Abdul Qadir, a key member of Afghanistan's government, was gunned down in broad daylight in Kabul yesterday, threatening to shatter the fragile peace imposed by the US-led coalition after the fall of the Taliban.
Two gunmen opened fire as Mr Qadir, public works minister in President Hamid Karzai's government and one of three recently appointed vice-presidents, left the grounds of his ministry. His Toyota Land Cruiser crashed into a wall as bullets riddled the side and windscreen, killing both Mr Qadir and his driver and wounding two passengers. Both gunmen escaped, speeding away in a taxi.
President George Bush, who was spending his 56th birthday at his family's holiday compound in Maine, said yesterday: "My administration and our country mourns the loss of a man who desired freedom and stability for the country he loved." He offered American help in tracking down those responsible.
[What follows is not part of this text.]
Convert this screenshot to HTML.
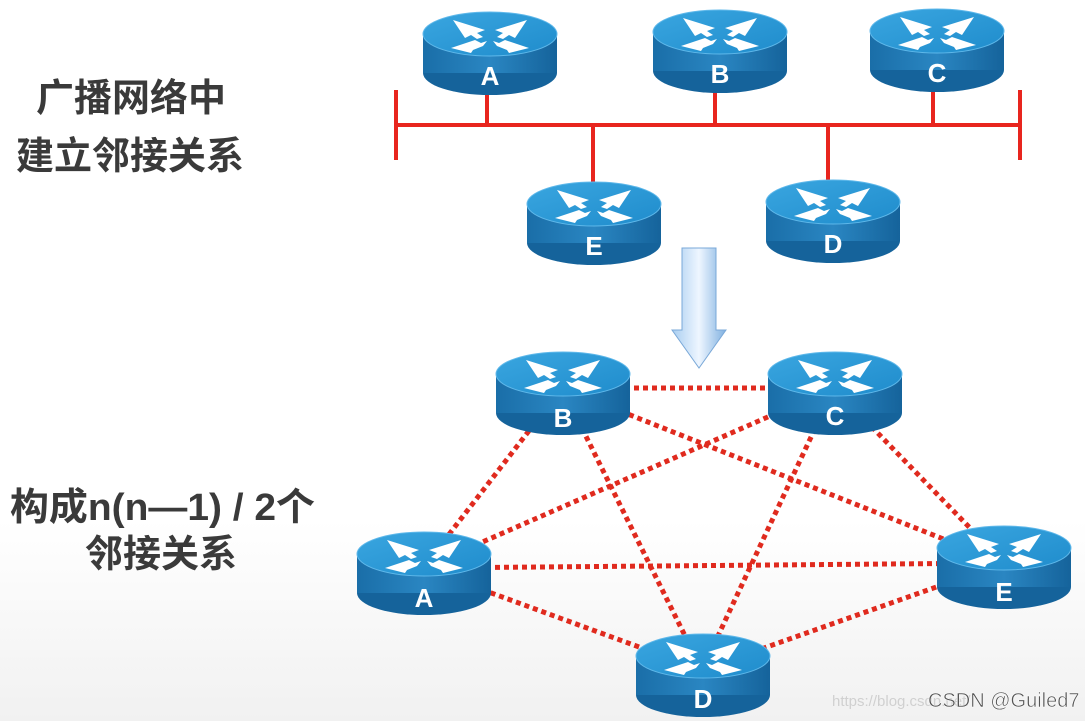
<!DOCTYPE html>
<html><head><meta charset="utf-8"><style>
body{margin:0;width:1085px;height:721px;overflow:hidden;background:linear-gradient(#fff 0,#fff 520px,#f1f1f1 721px);font-family:"Liberation Sans","Noto Sans CJK SC",sans-serif}
svg{position:absolute;left:0;top:0}
</style></head><body>
<svg width="1085" height="721" viewBox="0 0 1085 721">
<defs>
<linearGradient id="side" x1="0" x2="1"><stop offset="0" stop-color="#1a6ea8"/><stop offset="0.5" stop-color="#2a86c2"/><stop offset="1" stop-color="#15639b"/></linearGradient>
<linearGradient id="top" y1="0" y2="1"><stop offset="0" stop-color="#3aa6e0"/><stop offset="1" stop-color="#1f8ccc"/></linearGradient>
<linearGradient id="arr" x1="0" x2="1"><stop offset="0" stop-color="#a8cdf0"/><stop offset="0.5" stop-color="#eef6ff"/><stop offset="1" stop-color="#7fb0e0"/></linearGradient>
<g id="r">
<ellipse cx="67" cy="63" rx="67" ry="22" fill="#15639b"/>
<rect x="0" y="24" width="134" height="39" fill="url(#side)"/>
<ellipse cx="67" cy="24" rx="67" ry="22" fill="url(#top)" stroke="#5fb8ea" stroke-width="1"/>
<g fill="#fff">
<polygon points="30,10 62,20 54,23 60,27 54,29 48,25 42,28"/>
<polygon points="104,10 72,20 80,23 74,27 80,29 86,25 92,28"/>
<polygon points="28,38 52,30 58,33 64,31 60,36 50,40 48,43"/>
<polygon points="106,38 82,30 76,33 70,31 74,36 84,40 86,43"/>
</g>
</g>
</defs>
<g stroke="#e8251e" stroke-width="4" fill="none">
<line x1="396" y1="125" x2="1020" y2="125"/>
<line x1="396" y1="90" x2="396" y2="160"/>
<line x1="1020" y1="90" x2="1020" y2="160"/>
<line x1="487" y1="90" x2="487" y2="125"/>
<line x1="715" y1="88" x2="715" y2="125"/>
<line x1="933" y1="86" x2="933" y2="125"/>
<line x1="593" y1="125" x2="593" y2="185"/>
<line x1="828" y1="125" x2="828" y2="183"/>
</g>
<use href="#r" x="423" y="10"/>
<use href="#r" x="653" y="8"/>
<use href="#r" x="870" y="7"/>
<use href="#r" x="527" y="180"/>
<use href="#r" x="766" y="178"/>
<polygon points="682,248 716,248 716,330 726,330 699,368 672,330 682,330" fill="url(#arr)" stroke="#7aa8d8" stroke-width="1"/>
<g stroke="#e02a1e" stroke-width="5" stroke-dasharray="5 4" fill="none">
<line x1="562" y1="388" x2="834" y2="388"/>
<line x1="562" y1="388" x2="423" y2="568"/>
<line x1="562" y1="388" x2="1004" y2="563"/>
<line x1="562" y1="388" x2="702" y2="670"/>
<line x1="834" y1="388" x2="423" y2="568"/>
<line x1="834" y1="388" x2="1004" y2="563"/>
<line x1="834" y1="388" x2="702" y2="670"/>
<line x1="423" y1="568" x2="1004" y2="563"/>
<line x1="423" y1="568" x2="702" y2="670"/>
<line x1="1004" y1="563" x2="702" y2="670"/>
</g>
<use href="#r" x="496" y="350"/>
<use href="#r" x="768" y="350"/>
<use href="#r" x="357" y="530"/>
<use href="#r" x="937" y="524"/>
<use href="#r" x="636" y="632"/>
<g fill="#fff" font-weight="bold" font-size="26" text-anchor="middle" font-family="Liberation Sans,sans-serif">
<text x="490" y="85">A</text><text x="720" y="83">B</text><text x="937" y="82">C</text>
<text x="594" y="255">E</text><text x="833" y="253">D</text>
<text x="563" y="427">B</text><text x="835" y="425">C</text>
<text x="424" y="607">A</text><text x="1004" y="601">E</text><text x="703" y="708">D</text>
</g>
<g fill="#3a3a3a" font-weight="bold" font-size="38" font-family="Liberation Sans,Noto Sans CJK SC,sans-serif">
<text x="36" y="111">广播网络中</text>
<text x="16" y="169">建立邻接关系</text>
<text x="10" y="520" textLength="305" lengthAdjust="spacingAndGlyphs">构成n(n—1) / 2个</text>
<text x="85" y="567">邻接关系</text>
</g>
<text x="832" y="706" fill="#d0d0d0" font-size="15">https://blog.csdn.net/</text>
<text x="928" y="707" fill="#555" font-size="20" stroke="#fff" stroke-width="0.5">CSDN @Guiled7</text>
</svg>
</body></html>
The Foreign Secretary, Jack Straw, called the killing "a terrible and shocking event".
The death of Mr Qadir, a crucial link between the majority Pashtun community and the Northern Alliance, the mainly Tajik and Uzbek group that ousted the Taliban last year with Western help, adds to the problems facing Mr Karzai. Yesterday the US commander in Afghanistan acknowledged that Afghan civilians had been killed in an air strike last week, and promised to find ways to avoid such mistakes in future.
The Afghans say 48 people were killed and 117 wounded in the attack in Uruzgan province, including 25 members of an extended family who were celebrating a wedding.
They were all Pashtuns, like Mr Karzai, who has to reassure his community that he is not yielding too much power to the country's other ethnic groups. Mr Qadir, however, was one of the few other Pashtuns in the government and the most senior apart from the President. Although he had many enemies, it is possible that remnants of the Taliban who regarded him as a traitor to Pashtuns were responsible for his murder.
Britain recently handed over control of the peacekeeping force in Kabul to Turkey, but Mr Straw said he was confident that Mr Karzai's administration would survive the latest attack. The government has little control outside the capital, however, and may have trouble persuading the international community to send large numbers of troops back into the country if it is faced with a serious threat to its stability.